The Prime Minister also spoke at length about his government’s Van Bandhu scheme and the Rurban mission, which targets creating new growth centres in tribals areas.
He added that the schemes for the welfare of tribals had to be made after recognising what the community wants at the ground level and not sitting in “air-conditioned rooms in Delhi or state capitals”.
Addressing the gathering, he also made a strong pitch for start-ups to brand and export tribal goods to domestic and foreign markets.
The four-day tribal carnival is being attended by more than 40,000 tribals from across the country. It comes at a time when the BJP needs to make inroads in the community to meet the Gujarat poll challenge where it is battling the anger of two numerically influential communities — the Dalits and the Patels. Tribals constitute about 14 per cent of the state’s population and have traditionally sided with the Congress.
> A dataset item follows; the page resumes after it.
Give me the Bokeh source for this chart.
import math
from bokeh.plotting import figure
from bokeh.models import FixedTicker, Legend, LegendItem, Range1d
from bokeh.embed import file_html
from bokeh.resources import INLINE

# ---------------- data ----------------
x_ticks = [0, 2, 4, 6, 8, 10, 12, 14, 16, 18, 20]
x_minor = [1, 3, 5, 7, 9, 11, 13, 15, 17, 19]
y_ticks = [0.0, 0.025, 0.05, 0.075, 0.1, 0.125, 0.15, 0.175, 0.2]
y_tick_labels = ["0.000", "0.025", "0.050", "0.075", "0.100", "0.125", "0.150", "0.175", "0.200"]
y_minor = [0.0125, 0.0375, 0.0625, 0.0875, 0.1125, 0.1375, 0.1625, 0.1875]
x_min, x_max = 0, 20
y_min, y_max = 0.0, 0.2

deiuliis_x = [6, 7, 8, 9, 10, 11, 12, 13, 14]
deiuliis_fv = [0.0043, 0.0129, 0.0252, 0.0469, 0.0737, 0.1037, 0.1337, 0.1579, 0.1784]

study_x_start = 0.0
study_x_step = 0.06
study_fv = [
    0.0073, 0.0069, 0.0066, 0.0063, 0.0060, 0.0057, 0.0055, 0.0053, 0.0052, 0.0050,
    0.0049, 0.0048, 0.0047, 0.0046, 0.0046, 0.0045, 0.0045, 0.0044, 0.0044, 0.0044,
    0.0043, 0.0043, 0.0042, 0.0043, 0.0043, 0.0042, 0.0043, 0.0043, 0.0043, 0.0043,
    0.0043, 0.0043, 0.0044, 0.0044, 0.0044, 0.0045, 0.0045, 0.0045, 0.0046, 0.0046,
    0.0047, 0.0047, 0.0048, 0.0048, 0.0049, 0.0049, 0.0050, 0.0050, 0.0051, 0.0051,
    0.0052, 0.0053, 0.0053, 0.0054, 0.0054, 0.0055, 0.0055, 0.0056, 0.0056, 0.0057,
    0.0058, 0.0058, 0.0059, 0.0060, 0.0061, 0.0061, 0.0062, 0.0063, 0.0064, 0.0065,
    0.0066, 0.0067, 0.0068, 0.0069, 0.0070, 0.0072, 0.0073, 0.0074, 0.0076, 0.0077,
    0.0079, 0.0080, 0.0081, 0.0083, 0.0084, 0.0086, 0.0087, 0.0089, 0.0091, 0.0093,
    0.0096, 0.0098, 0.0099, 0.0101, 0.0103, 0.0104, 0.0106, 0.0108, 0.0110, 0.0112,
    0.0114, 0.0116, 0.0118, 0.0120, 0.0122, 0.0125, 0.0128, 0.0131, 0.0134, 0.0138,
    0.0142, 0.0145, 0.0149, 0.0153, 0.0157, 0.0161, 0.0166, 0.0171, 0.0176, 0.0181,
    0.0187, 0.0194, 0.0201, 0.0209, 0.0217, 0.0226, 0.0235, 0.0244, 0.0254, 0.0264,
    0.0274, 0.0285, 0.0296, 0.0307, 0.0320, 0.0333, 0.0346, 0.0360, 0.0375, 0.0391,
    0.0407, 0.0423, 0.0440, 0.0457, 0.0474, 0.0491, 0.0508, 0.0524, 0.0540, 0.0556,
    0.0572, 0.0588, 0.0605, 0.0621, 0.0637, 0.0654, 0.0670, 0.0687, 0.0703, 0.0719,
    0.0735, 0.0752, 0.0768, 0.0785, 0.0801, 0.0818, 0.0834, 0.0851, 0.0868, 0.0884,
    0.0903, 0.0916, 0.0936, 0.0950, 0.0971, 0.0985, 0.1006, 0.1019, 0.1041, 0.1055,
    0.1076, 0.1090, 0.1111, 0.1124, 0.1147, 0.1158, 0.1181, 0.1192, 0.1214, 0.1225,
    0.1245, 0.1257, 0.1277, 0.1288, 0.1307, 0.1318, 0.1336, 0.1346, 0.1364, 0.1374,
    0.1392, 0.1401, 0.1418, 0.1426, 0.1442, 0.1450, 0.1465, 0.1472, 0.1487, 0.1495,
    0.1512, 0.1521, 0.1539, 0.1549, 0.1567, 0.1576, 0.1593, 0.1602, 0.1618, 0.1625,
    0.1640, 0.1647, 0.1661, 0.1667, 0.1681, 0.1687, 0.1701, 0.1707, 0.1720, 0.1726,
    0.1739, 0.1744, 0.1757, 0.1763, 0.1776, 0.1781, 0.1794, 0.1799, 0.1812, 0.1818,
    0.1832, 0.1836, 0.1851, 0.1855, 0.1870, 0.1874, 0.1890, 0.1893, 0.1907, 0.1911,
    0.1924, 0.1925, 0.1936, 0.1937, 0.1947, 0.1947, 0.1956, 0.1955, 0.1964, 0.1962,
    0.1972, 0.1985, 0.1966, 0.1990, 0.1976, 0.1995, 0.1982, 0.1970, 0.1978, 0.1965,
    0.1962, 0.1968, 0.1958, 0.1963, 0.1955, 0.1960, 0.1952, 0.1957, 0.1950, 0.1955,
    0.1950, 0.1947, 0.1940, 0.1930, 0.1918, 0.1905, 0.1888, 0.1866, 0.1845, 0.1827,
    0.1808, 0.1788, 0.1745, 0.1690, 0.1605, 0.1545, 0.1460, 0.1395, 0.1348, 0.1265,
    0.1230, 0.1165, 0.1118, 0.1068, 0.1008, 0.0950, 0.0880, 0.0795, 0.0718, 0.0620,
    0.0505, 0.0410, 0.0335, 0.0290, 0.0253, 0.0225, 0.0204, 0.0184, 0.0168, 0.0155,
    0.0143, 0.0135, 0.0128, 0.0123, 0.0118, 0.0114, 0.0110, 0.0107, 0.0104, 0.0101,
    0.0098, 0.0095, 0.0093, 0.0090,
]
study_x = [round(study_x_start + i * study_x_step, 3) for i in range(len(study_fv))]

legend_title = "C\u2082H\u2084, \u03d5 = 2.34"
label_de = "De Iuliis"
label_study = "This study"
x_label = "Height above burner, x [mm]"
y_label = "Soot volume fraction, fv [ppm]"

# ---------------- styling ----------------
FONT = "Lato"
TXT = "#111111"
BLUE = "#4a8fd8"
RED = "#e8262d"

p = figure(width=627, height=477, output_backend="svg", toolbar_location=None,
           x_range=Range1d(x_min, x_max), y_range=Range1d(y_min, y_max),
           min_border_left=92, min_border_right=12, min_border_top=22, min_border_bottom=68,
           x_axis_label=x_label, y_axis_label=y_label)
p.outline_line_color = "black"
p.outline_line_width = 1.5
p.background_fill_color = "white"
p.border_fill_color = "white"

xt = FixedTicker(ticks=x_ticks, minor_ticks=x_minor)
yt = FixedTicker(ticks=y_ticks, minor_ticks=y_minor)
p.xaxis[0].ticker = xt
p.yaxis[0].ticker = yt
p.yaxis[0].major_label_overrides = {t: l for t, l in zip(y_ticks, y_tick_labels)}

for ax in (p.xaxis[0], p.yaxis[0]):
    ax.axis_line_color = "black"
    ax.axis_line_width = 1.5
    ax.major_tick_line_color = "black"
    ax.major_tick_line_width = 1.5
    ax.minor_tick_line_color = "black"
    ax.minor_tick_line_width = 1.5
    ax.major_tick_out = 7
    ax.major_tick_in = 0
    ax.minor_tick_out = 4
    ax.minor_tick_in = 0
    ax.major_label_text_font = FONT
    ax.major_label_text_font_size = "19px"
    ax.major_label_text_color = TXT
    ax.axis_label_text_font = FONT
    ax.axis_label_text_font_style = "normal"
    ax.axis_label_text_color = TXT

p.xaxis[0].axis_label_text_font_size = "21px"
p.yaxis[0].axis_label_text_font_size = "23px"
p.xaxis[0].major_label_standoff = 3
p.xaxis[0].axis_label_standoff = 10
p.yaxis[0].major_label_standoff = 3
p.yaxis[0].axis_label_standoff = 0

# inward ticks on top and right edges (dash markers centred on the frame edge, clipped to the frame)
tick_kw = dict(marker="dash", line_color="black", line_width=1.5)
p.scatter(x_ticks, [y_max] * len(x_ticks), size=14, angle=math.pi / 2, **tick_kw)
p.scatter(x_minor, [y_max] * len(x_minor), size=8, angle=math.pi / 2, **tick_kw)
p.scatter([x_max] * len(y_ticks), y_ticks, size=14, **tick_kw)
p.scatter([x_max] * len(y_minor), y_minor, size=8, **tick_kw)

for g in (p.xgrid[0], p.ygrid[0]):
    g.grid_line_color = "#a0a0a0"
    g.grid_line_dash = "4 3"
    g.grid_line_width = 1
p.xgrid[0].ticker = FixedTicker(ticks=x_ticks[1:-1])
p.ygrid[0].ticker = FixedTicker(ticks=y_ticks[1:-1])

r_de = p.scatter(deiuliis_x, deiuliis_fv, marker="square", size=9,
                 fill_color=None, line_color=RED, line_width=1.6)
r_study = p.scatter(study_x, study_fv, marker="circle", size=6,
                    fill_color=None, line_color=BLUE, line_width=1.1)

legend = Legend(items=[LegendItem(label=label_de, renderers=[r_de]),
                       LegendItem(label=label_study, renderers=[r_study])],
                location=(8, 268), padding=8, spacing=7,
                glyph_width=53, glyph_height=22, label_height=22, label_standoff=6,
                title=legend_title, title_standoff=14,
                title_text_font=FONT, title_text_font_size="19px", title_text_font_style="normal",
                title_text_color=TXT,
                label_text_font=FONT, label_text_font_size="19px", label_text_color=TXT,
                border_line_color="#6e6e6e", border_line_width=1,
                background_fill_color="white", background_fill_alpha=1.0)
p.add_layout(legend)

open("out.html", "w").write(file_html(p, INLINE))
The mega tribal carnival, which the government says is aimed at promoting a “sense of inclusiveness” amongst the
tribals, will showcase and promote various facets of tribal culture.
Workshops on issues like Panchayats (Extension to the Scheduled Areas) Act, 1996, Forest Rights Act 2006 and reservation in politics and recruitment will also be part of the carnival. It will provide a stage for deliberations on important subjects affecting tribal development. It will also give an exposure of marketability of tribal products.